The Screech Owls in this photo are babies. About the size of a tennis ball, each was found separately, somehow out of the nest and away from parental care while still too young to survive on their own. Brought to the Peninsula Humane Society & SPCA, they were first placed in incubators and fed by hand for weeks to get their weight and strength back to normal. Next transferred to a recovery cage, it was soon time to get them into an aviary where they could exercise those wings and get ready for freedom. (PHS/SPCA accepts all animals, not than just orphaned dogs and cats. In fact this year, we're well on track for rehabilitating and then returning to the wild close to 1,500 injured and orphaned San Francisco Bay Area native wildlife from several surrounding counties).

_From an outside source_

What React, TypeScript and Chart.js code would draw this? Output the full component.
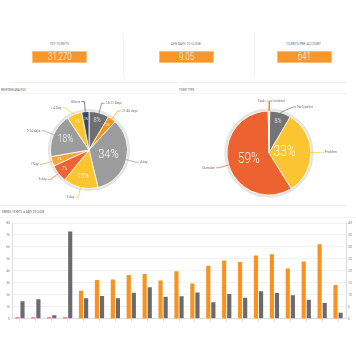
import React, { useEffect, useRef } from "react";
import { Chart, registerables } from "chart.js";
Chart.register(...registerables);

const FONT = "Roboto, 'Open Sans', 'DejaVu Sans', sans-serif";

// ---------- data ----------
const kpiTitles = ["TOT TICKETS", "AVG DAYS TO CLOSE", "TICKETS PER ACCOUNT"];
const kpiValues = ["31,270", "9.05", "641"];

const responseLabels = ["14-21 Days", "21-45 days", "4 day", "5 day", "6 day", "7 Day", "7-14 days", "< 4 Day", "Others"];
const responseValues = [8.4, 3.4, 34.2, 14.6, 7.3, 4.0, 18.3, 6.3, 3.0];

const typeLabels = ["Incident", "NoTypeSet", "Problem", "Question", "Task"];
const typeValues = [0.3, 8.2, 32.8, 58.8, 0.3];

const trendCategories = ["1", "2", "3", "4", "5", "6", "7", "8", "9", "10", "11", "12", "13", "14", "15", "16", "17", "18", "19", "20", "21"];
const trendTickets = [150, 150, 150, 150, 2340, 3250, 3290, 3660, 3740, 3200, 3970, 2950, 4440, 4880, 4740, 5290, 5400, 4210, 4790, 6220, 2830];
const trendDays = [7.3, 8.2, 1.5, 36.5, 8.6, 9.5, 8.6, 10.9, 13.2, 9.2, 9.4, 11.0, 6.9, 10.4, 8.8, 11.5, 10.8, 9.8, 8.0, 6.6, 2.5];
const ticketTickLabels = ["0", "1k", "2k", "3k", "4k", "5k", "6k", "7k", "8k"];
const dayTickLabels = ["0", "5", "10", "15", "20", "25", "30", "35", "40"];

// ---------- styles ----------
const responseColors = ["#6f6f6f", "#f7941d", "#9c9c9c", "#fcc52f", "#ee6331", "#f9a443", "#9c9c9c", "#fcc52f", "#3b4a64"];
const typeColors = ["#6f6f6f", "#747474", "#fbc531", "#ec6331", "#f9a443"];
const ORANGE = "#f7931e";
const GRAY = "#6b6b6b";

function condensedText(ctx: CanvasRenderingContext2D, text: string, x: number, y: number, align: CanvasTextAlign, font: string, color: string, sx: number) {
  ctx.save();
  ctx.translate(x, y);
  ctx.scale(sx, 1);
  ctx.font = font;
  ctx.fillStyle = color;
  ctx.textAlign = align;
  ctx.textBaseline = "middle";
  ctx.fillText(text, 0, 0);
  ctx.restore();
}

function makePiePlugin(cfg: { fontFor: (v: number) => number; fracFor: (v: number) => number; gap: number; minGap: number }) {
  return {
    id: "pieLabels",
    beforeDatasetsDraw(chart: any) {
      const ctx = chart.ctx;
      const arc = chart.getDatasetMeta(0).data[0];
      if (!arc) return;
      const p = arc.getProps(["x", "y", "outerRadius"], true);
      ctx.save();
      ctx.beginPath();
      ctx.arc(p.x, p.y, p.outerRadius + 1.3, 0, Math.PI * 2);
      ctx.strokeStyle = "#e4e4e4";
      ctx.lineWidth = 2.6;
      ctx.stroke();
      ctx.restore();
    },
    afterDatasetsDraw(chart: any) {
      const ctx: CanvasRenderingContext2D = chart.ctx;
      const meta = chart.getDatasetMeta(0);
      const ds = chart.data.datasets[0];
      const labels = chart.data.labels as string[];
      const items = meta.data.map((arc: any, i: number) => {
        const p = arc.getProps(["x", "y", "startAngle", "endAngle", "outerRadius"], true);
        const mid = (p.startAngle + p.endAngle) / 2;
        const R = p.outerRadius + cfg.gap;
        return { i, mid, cx: p.x, cy: p.y, r: p.outerRadius, R, right: Math.cos(mid) >= 0, x: p.x + Math.cos(mid) * R, y: p.y + Math.sin(mid) * R };
      });
      items.forEach((it: any) => {
        const v = ds.data[it.i] as number;
        const fs = cfg.fontFor(v);
        if (!fs) return;
        const rr = it.r * cfg.fracFor(v);
        condensedText(ctx, Math.round(v) + "%", it.cx + Math.cos(it.mid) * rr, it.cy + Math.sin(it.mid) * rr, "center", `300 ${fs}px ${FONT}`, "#ffffff", 0.82);
      });
      [true, false].forEach((side) => {
        const list = items.filter((it: any) => it.right === side).sort((a: any, b: any) => a.y - b.y);
        for (let k = 1; k < list.length; k++) {
          const prev = list[k - 1];
          const cur = list[k];
          if (cur.y - prev.y < cfg.minGap) {
            cur.y = prev.y + cfg.minGap;
            const dy = cur.y - cur.cy;
            const dx = Math.sqrt(Math.max(0, cur.R * cur.R - dy * dy));
            cur.x = cur.cx + (cur.right ? dx : -dx);
          }
        }
      });
      items.forEach((it: any) => {
        const color = (ds.backgroundColor as string[])[it.i];
        const sx = it.cx + Math.cos(it.mid) * it.r;
        const sy = it.cy + Math.sin(it.mid) * it.r;
        const dir = it.right ? 1 : -1;
        ctx.save();
        ctx.beginPath();
        ctx.moveTo(sx, sy);
        ctx.lineTo(it.x, it.y);
        ctx.lineTo(it.x + dir * 3, it.y);
        ctx.strokeStyle = color;
        ctx.lineWidth = 0.7;
        ctx.stroke();
        ctx.restore();
        condensedText(ctx, labels[it.i], it.x + dir * 4, it.y, it.right ? "left" : "right", `400 3.8px ${FONT}`, "#707070", 0.85);
      });
    },
  };
}

function ChartBox({ make, style }: { make: () => any; style: React.CSSProperties }) {
  const ref = useRef<HTMLCanvasElement>(null);
  useEffect(() => {
    const chart = new Chart(ref.current as HTMLCanvasElement, make());
    return () => chart.destroy();
  }, []);
  return (
    <div style={{ position: "absolute", ...style }}>
      <canvas ref={ref} style={{ display: "block" }} />
    </div>
  );
}

function pieConfig(labels: string[], values: number[], colors: string[], radius: number, plugin: any) {
  return {
    type: "pie",
    data: { labels, datasets: [{ data: values, backgroundColor: colors, borderColor: "#ffffff", borderWidth: 0.8, hoverOffset: 0 }] },
    options: {
      animation: false,
      responsive: true,
      maintainAspectRatio: false,
      radius,
      events: [],
      layout: { padding: 0 },
      plugins: { legend: { display: false }, tooltip: { enabled: false } },
    },
    plugins: [plugin],
  };
}

function barConfig() {
  const tickFont = { size: 3.6, family: FONT };
  return {
    type: "bar",
    data: {
      labels: trendCategories,
      datasets: [
        { label: "Tickets", data: trendTickets, yAxisID: "y", backgroundColor: ORANGE, borderWidth: 0, categoryPercentage: 0.64, barPercentage: 0.82 },
        { label: "Days to close", data: trendDays, yAxisID: "y1", backgroundColor: GRAY, borderWidth: 0, categoryPercentage: 0.64, barPercentage: 0.82 },
      ],
    },
    options: {
      animation: false,
      responsive: true,
      maintainAspectRatio: false,
      events: [],
      layout: { padding: { top: 6, left: 0, right: 0, bottom: 0 } },
      plugins: { legend: { display: false }, tooltip: { enabled: false } },
      scales: {
        x: {
          ticks: { display: false },
          grid: { display: true, drawOnChartArea: false, drawTicks: true, tickLength: 3, offset: false, color: "#cfcfcf", lineWidth: 0.6 },
          border: { display: true, color: "#dcdcdc" },
          afterFit: (s: any) => { s.height = 3; },
        },
        y: {
          position: "left",
          min: 0,
          max: 8000,
          ticks: { stepSize: 1000, font: tickFont, color: "#8a8a8a", padding: 2, callback: (v: number) => ticketTickLabels[Math.round(v / 1000)] },
          grid: { color: "#efefef", lineWidth: 0.8, drawTicks: false },
          border: { display: true, color: "#dcdcdc" },
          afterFit: (s: any) => { s.width = 12; },
        },
        y1: {
          position: "right",
          min: 0,
          max: 40,
          ticks: { stepSize: 5, font: tickFont, color: "#8a8a8a", padding: 2, callback: (v: number) => dayTickLabels[Math.round(v / 5)] },
          grid: { drawOnChartArea: false, drawTicks: false },
          border: { display: true, color: "#dcdcdc" },
          afterFit: (s: any) => { s.width = 10; },
        },
      },
    },
  };
}

function Txt({ x, y, size, color, align = "left", sx = 0.85, weight = 400, children }: any) {
  const w = 200;
  const left = align === "center" ? x - w / 2 : align === "right" ? x - w : x;
  return (
    <div style={{ position: "absolute", left, top: y - size, width: w, height: size * 2, lineHeight: `${size * 2}px`, textAlign: align, fontSize: size, color, fontFamily: FONT, fontWeight: weight, whiteSpace: "nowrap" }}>
      <span style={{ display: "inline-block", transform: `scaleX(${sx})`, transformOrigin: align === "center" ? "center" : align === "right" ? "right" : "left" }}>{children}</span>
    </div>
  );
}

function Line({ x, y, w, h, c }: any) {
  return <div style={{ position: "absolute", left: x, top: y, width: w, height: h, background: c }} />;
}

const kpiCenters = [59.5, 186.2, 304];
const kpiBoxWidth = 55;

export default function App() {
  return (
    <div style={{ position: "absolute", left: 0, top: 0, width: 356, height: 356, background: "#ffffff", overflow: "hidden" }}>
      <Line x={122.5} y={33} w={1} h={44} c="#f1f1f1" />
      <Line x={254} y={33} w={1} h={44} c="#f1f1f1" />
      {kpiTitles.map((t, i) => (
        <React.Fragment key={t}>
          <Txt x={kpiCenters[i]} y={44} size={3.8} color="#6a6a6a" align="center" sx={0.85}>{t}</Txt>
          <div style={{ position: "absolute", left: kpiCenters[i] - kpiBoxWidth / 2, top: 50.7, width: kpiBoxWidth, height: 12.6, boxSizing: "border-box", background: "#f7962a", border: "0.8px solid #fbbd78" }} />
          <Txt x={kpiCenters[i]} y={57.2} size={10} color="#ffffff" align="center" sx={0.8} weight={300}>{kpiValues[i]}</Txt>
        </React.Fragment>
      ))}
      <Line x={10} y={81.5} w={168} h={1} c="#efefef" />
      <Line x={181} y={81.5} w={166} h={1} c="#efefef" />

      <Txt x={1} y={90} size={3} color="#555" sx={0.85}>RESPONSE ANALYSIS</Txt>
      <Txt x={179} y={90} size={3} color="#555" sx={0.85}>TICKET TYPE</Txt>
      <Line x={0} y={93} w={178} h={1} c="#f4f4f4" />
      <Line x={179} y={93} w={168} h={1} c="#f4f4f4" />
      <ChartBox
        style={{ left: 0, top: 95, width: 178, height: 110 }}
        make={() =>
          pieConfig(responseLabels, responseValues, responseColors, 38.5,
            makePiePlugin({
              fontFor: (v) => (v >= 30 ? 13.5 : v >= 17 ? 10 : v >= 12 ? 7.8 : v >= 8 ? 6.8 : v >= 6 ? 5 : v >= 2 ? 3.8 : 0),
              fracFor: (v) => (v >= 30 ? 0.52 : v >= 15 ? 0.66 : v >= 12 ? 0.7 : 0.8),
              gap: 10,
              minGap: 6,
            }))
        }
      />
      <ChartBox
        style={{ left: 182, top: 95, width: 174, height: 116 }}
        make={() =>
          pieConfig(typeLabels, typeValues, typeColors, 42,
            makePiePlugin({
              fontFor: (v) => (v >= 30 ? 14.5 : v >= 8 ? 6.5 : v >= 2 ? 3.8 : 0),
              fracFor: (v) => (v >= 50 ? 0.5 : v >= 30 ? 0.37 : 0.79),
              gap: 10,
              minGap: 6,
            }))
        }
      />
      <Line x={0} y={204.5} w={178} h={1} c="#eeeeee" />
      <Line x={179} y={204.5} w={168} h={1} c="#eeeeee" />

      <Txt x={2} y={211.5} size={3} color="#555" sx={0.85}>TRENDS TICKETS vs DAYS TO CLOSE</Txt>
      <Line x={0} y={216.5} w={356} h={1} c="#f4f4f4" />
      <ChartBox style={{ left: 0, top: 217, width: 356, height: 106 }} make={barConfig} />
    </div>
  );
}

A great deal of that hands-on rehab is performed by hundreds of dedicated volunteers, my wife Carolyn among them. With the urging then of my very special volunteer and following plans provided by our professional wildlife staff, we've constructed a spacious enclosure in our backyard. With a few species-specific adjustments (such as the owl box in this picture), this can house squirrels, songbirds and now small birds of prey.

These three had been home with us for several weeks, flying around the enclosure at night, clacking and hooting at us if we disturb them too much during the day (taking a photo, for example), hunting bugs and defrosted frozen mice, upchucking the undigested parts in neatly packed pellets for the morning clean-up. Until last night, that is.

Last night was release time. Celebrating the extraordinary opportunity this has been, Carolyn and I raised a glass of wine as the sun set on our postage-stamp sized suburban nature preserve. With just moonlight left, first one and then a few minutes later the other two Screeches popped out of their box to perch on the two now propped open doors of the enclosure: called a "soft release", they will hopefully hang around the 'hood, helping to keep the gopher and spider population under control, and ideally bless us with more owlets next Spring.

We did not get to see them leave: we suspect they waited for their audience to depart before they took that dramatic step. I'd climbed a ladder earlier in the evening to leave a meal atop the aviary and most of that was gone this morning, so the only evidence of their successful return to nature is the lack of evidence. Despite our worrying about them, that will just have to do.

Carolyn and I have had the great fortune to stand next to a Green Sea Turtle as she lay her eggs under a full moon on a beach in Costa Rica, to watch the sky turn white and unbelievably loud with clouds of cockatoos in southeastern Australia, to sit for hours just a few feet from a lioness nursing and playing with her babies on the Serengeti. Those amazing moments are no more or less awe inspiring than those spent with the wild animals here, now quite literally, in our own backyard.